Ito integral is generally defined through the sums

$$S_n=\sum_{i=1}^nG(\tau_i)(W(t_i)-W(t_{i-1}))$$

then the limit $\lim_{n\rightarrow\infty}S_n$ must exist in the rms sense. This definition can be easily generalized to cases like

$$S_n=\sum_{i=1}^nG(\tau_i)(W(t_i)-W(t_{i-1}))^\alpha$$

with $\alpha\in\mathbb{R}$ and $\alpha>0$ or

$$S_n=\sum_{i=1}^nG(\tau_i)|(W(t_i)-W(t_{i-1})|$$

where different classes of Wiener processes are considered. From these one can formally define, on the lines of stochastic calculus, $[dW]^\alpha$ or $|dW|$ and the corresponding Ito integral. It is not difficult to show that, at least for some cases, these reduce to the standard form $adW+bdt$ and so are computable.

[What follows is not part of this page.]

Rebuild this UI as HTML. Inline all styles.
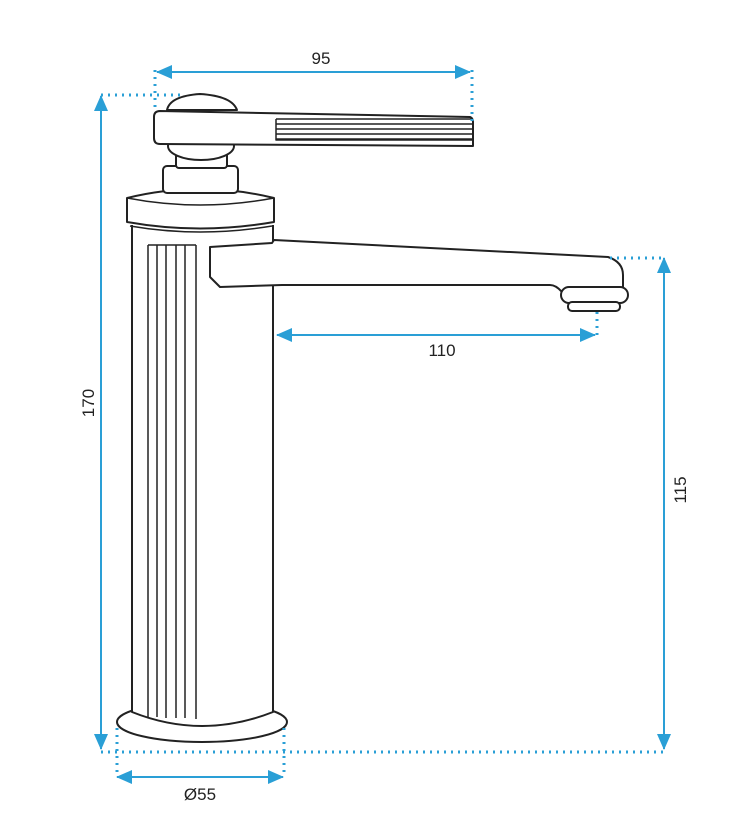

Given this, I have done the following formal manipulations for stochastic calculus. I consider the square root of a Wiener process and I put

$$dX=[dW]^\frac{1}{2}=(\mu_0+\mu_1|dW|+\mu_2dt)\left(\frac{1-i}{2}{\rm sign}(dW)+\frac{1+i}{2}\right)$$

then I do the square and I get

$$(dX)^2=\mu_0^2{\rm sign}(dW)+dW$$

rather than $(dX)^2=dW$ ($\mu_1=1/2\mu_0$, $\mu_2=-1/8\mu_0^3$): There is a residual Bernoulli process with mean 0 and variance 1 that should be eventually interpreted in the sense of a Ito integral. This can be accomplished by noting that ${\rm sign}(x)=x/|x|$ but this integral would be eventually zero as

$$\lim_{n\rightarrow\infty}\frac{1}{n}\sum_{i=1}^n{\rm sign}(W(t_i)-W(t_{i-1}))=0.$$

My question is this: Is this manipulation correct? Have I got the square root of a Wiener process? If yes, what meaning should I assign to the residual Bernoulli process?

Thanks.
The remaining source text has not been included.